> What you will do
Output the material beneath this task exactly, images excluded.

> Data provided
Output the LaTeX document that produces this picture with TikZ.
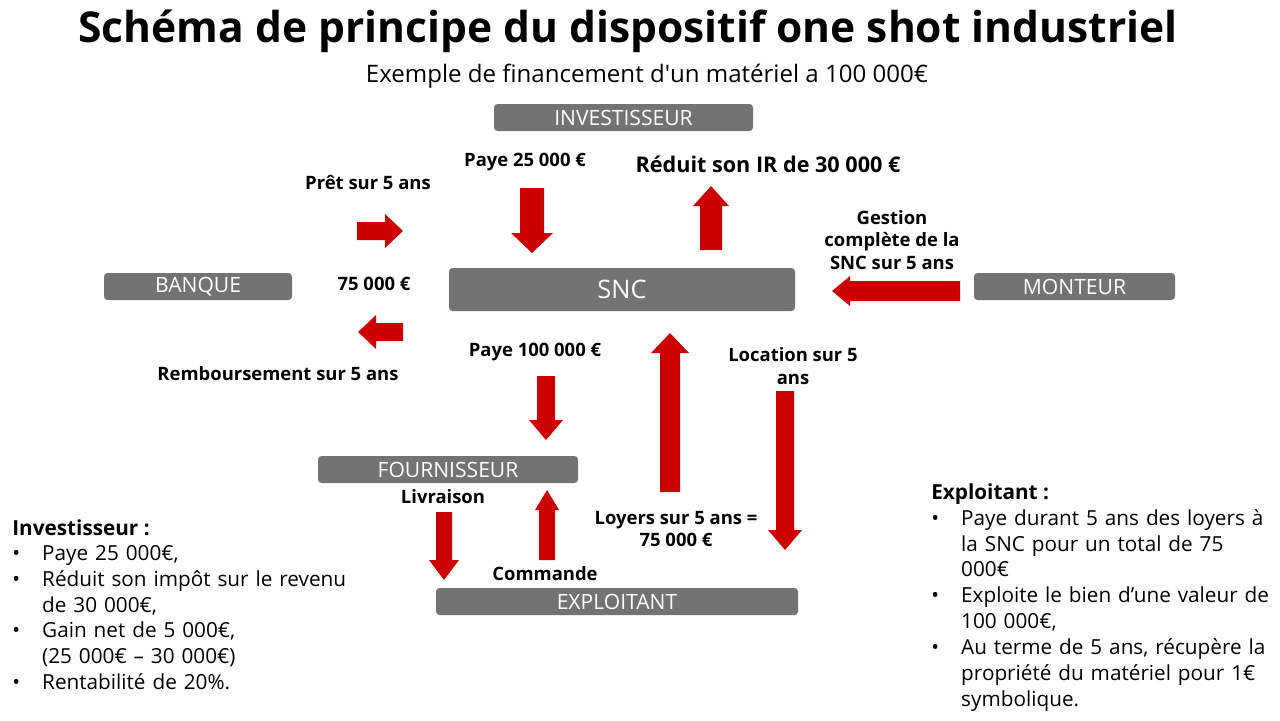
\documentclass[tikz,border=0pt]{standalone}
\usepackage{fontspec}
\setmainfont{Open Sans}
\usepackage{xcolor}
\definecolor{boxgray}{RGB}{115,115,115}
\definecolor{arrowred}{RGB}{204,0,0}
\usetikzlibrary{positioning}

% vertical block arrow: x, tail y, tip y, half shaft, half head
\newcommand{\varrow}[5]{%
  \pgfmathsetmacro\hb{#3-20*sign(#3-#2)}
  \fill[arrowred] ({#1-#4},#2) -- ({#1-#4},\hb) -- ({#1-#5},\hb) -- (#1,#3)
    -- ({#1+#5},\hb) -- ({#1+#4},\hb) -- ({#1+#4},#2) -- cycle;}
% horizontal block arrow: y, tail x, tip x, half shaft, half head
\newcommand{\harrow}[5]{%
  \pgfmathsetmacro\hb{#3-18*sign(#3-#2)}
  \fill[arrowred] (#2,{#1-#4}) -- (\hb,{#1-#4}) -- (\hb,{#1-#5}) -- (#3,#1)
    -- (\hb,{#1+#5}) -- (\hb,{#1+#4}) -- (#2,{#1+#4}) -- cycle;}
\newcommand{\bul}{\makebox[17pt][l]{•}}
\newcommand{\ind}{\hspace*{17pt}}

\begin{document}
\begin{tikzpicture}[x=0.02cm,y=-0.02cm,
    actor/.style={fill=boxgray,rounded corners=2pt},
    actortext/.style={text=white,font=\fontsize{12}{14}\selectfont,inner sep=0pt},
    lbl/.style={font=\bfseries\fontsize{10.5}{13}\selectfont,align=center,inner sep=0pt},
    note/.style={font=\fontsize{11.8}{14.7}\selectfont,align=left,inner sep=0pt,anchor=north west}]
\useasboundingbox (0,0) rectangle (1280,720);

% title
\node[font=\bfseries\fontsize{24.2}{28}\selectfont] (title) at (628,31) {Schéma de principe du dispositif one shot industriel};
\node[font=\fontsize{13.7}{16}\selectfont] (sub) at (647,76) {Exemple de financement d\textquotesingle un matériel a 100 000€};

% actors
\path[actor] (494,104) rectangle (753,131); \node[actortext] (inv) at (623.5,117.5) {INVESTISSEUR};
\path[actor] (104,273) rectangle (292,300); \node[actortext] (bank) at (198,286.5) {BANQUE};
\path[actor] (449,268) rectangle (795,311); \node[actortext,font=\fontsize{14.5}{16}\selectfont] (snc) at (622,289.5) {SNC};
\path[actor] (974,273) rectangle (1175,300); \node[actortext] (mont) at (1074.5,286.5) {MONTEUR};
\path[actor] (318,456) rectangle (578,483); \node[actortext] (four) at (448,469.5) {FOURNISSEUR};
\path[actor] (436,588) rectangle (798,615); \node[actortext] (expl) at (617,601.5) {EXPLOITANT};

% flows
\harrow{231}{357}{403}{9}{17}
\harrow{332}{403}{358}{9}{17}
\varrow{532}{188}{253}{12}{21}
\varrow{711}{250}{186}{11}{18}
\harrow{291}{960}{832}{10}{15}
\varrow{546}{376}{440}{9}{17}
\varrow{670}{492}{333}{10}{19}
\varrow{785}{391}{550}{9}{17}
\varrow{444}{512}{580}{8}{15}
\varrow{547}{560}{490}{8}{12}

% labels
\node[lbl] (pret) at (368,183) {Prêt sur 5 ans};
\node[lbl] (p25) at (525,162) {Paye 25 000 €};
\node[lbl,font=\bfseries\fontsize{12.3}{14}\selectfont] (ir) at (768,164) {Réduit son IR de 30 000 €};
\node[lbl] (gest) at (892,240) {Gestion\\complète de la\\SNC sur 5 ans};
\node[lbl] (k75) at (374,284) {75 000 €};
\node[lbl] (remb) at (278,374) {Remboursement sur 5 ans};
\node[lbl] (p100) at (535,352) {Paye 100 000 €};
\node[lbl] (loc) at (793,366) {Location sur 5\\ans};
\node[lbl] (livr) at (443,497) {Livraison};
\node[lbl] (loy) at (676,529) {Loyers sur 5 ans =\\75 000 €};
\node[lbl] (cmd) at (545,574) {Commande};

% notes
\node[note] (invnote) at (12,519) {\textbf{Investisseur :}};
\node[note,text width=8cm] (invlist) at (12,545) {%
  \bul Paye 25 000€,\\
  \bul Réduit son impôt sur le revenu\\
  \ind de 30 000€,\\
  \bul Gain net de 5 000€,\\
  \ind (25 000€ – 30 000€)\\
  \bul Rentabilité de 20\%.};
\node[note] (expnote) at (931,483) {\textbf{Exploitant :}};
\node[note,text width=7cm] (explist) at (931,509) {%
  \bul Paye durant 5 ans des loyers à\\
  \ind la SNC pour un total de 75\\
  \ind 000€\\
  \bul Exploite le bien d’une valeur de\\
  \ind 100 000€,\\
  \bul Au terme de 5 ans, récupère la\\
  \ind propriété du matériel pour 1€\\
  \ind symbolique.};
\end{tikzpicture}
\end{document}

> Worked answer
Output the LaTeX document that produces this picture with TikZ.
\documentclass[tikz,border=0pt]{standalone}
\usepackage{fontspec}
\setmainfont{Open Sans}
\usepackage{xcolor}
\definecolor{boxgray}{RGB}{115,115,115}
\definecolor{arrowred}{RGB}{204,0,0}
\usetikzlibrary{positioning}

% vertical block arrow: x, tail y, tip y, half shaft, half head
\newcommand{\varrow}[5]{%
  \pgfmathsetmacro\hb{#3-20*sign(#3-#2)}
  \fill[arrowred] ({#1-#4},#2) -- ({#1-#4},\hb) -- ({#1-#5},\hb) -- (#1,#3)
    -- ({#1+#5},\hb) -- ({#1+#4},\hb) -- ({#1+#4},#2) -- cycle;}
% horizontal block arrow: y, tail x, tip x, half shaft, half head
\newcommand{\harrow}[5]{%
  \pgfmathsetmacro\hb{#3-18*sign(#3-#2)}
  \fill[arrowred] (#2,{#1-#4}) -- (\hb,{#1-#4}) -- (\hb,{#1-#5}) -- (#3,#1)
    -- (\hb,{#1+#5}) -- (\hb,{#1+#4}) -- (#2,{#1+#4}) -- cycle;}
\newcommand{\bul}{\makebox[17pt][l]{•}}
\newcommand{\ind}{\hspace*{17pt}}

\begin{document}
\begin{tikzpicture}[x=0.02cm,y=-0.02cm,
    actor/.style={fill=boxgray,rounded corners=2pt},
    actortext/.style={text=white,font=\fontsize{12}{14}\selectfont,inner sep=0pt},
    lbl/.style={font=\bfseries\fontsize{10.5}{13}\selectfont,align=center,inner sep=0pt},
    note/.style={font=\fontsize{11.8}{14.7}\selectfont,align=left,inner sep=0pt,anchor=north west}]
\useasboundingbox (0,0) rectangle (1280,720);

% title
\node[font=\bfseries\fontsize{24.2}{28}\selectfont] (title) at (628,31) {Schéma de principe du dispositif one shot industriel};
\node[font=\fontsize{13.7}{16}\selectfont] (sub) at (647,76) {Exemple de financement d\textquotesingle un matériel a 100 000€};

% actors
\path[actor] (494,104) rectangle (753,131); \node[actortext] (inv) at (623.5,117.5) {INVESTISSEUR};
\path[actor] (104,273) rectangle (292,300); \node[actortext] (bank) at (198,286.5) {BANQUE};
\path[actor] (449,268) rectangle (795,311); \node[actortext,font=\fontsize{14.5}{16}\selectfont] (snc) at (622,289.5) {SNC};
\path[actor] (974,273) rectangle (1175,300); \node[actortext] (mont) at (1074.5,286.5) {MONTEUR};
\path[actor] (318,456) rectangle (578,483); \node[actortext] (four) at (448,469.5) {FOURNISSEUR};
\path[actor] (436,588) rectangle (798,615); \node[actortext] (expl) at (617,601.5) {EXPLOITANT};

% flows
\harrow{231}{357}{403}{9}{17}
\harrow{332}{403}{358}{9}{17}
\varrow{532}{188}{253}{12}{21}
\varrow{711}{250}{186}{11}{18}
\harrow{291}{960}{832}{10}{15}
\varrow{546}{376}{440}{9}{17}
\varrow{670}{492}{333}{10}{19}
\varrow{785}{391}{550}{9}{17}
\varrow{444}{512}{580}{8}{15}
\varrow{547}{560}{490}{8}{12}

% labels
\node[lbl] (pret) at (368,183) {Prêt sur 5 ans};
\node[lbl] (p25) at (525,162) {Paye 25 000 €};
\node[lbl,font=\bfseries\fontsize{12.3}{14}\selectfont] (ir) at (768,164) {Réduit son IR de 30 000 €};
\node[lbl] (gest) at (892,240) {Gestion\\complète de la\\SNC sur 5 ans};
\node[lbl] (k75) at (374,284) {75 000 €};
\node[lbl] (remb) at (278,374) {Remboursement sur 5 ans};
\node[lbl] (p100) at (535,352) {Paye 100 000 €};
\node[lbl] (loc) at (793,366) {Location sur 5\\ans};
\node[lbl] (livr) at (443,497) {Livraison};
\node[lbl] (loy) at (676,529) {Loyers sur 5 ans =\\75 000 €};
\node[lbl] (cmd) at (545,574) {Commande};

% notes
\node[note] (invnote) at (12,519) {\textbf{Investisseur :}};
\node[note,text width=8cm] (invlist) at (12,545) {%
  \bul Paye 25 000€,\\
  \bul Réduit son impôt sur le revenu\\
  \ind de 30 000€,\\
  \bul Gain net de 5 000€,\\
  \ind (25 000€ – 30 000€)\\
  \bul Rentabilité de 20\%.};
\node[note] (expnote) at (931,483) {\textbf{Exploitant :}};
\node[note,text width=7cm] (explist) at (931,509) {%
  \bul Paye durant 5 ans des loyers à\\
  \ind la SNC pour un total de 75\\
  \ind 000€\\
  \bul Exploite le bien d’une valeur de\\
  \ind 100 000€,\\
  \bul Au terme de 5 ans, récupère la\\
  \ind propriété du matériel pour 1€\\
  \ind symbolique.};
\end{tikzpicture}
\end{document}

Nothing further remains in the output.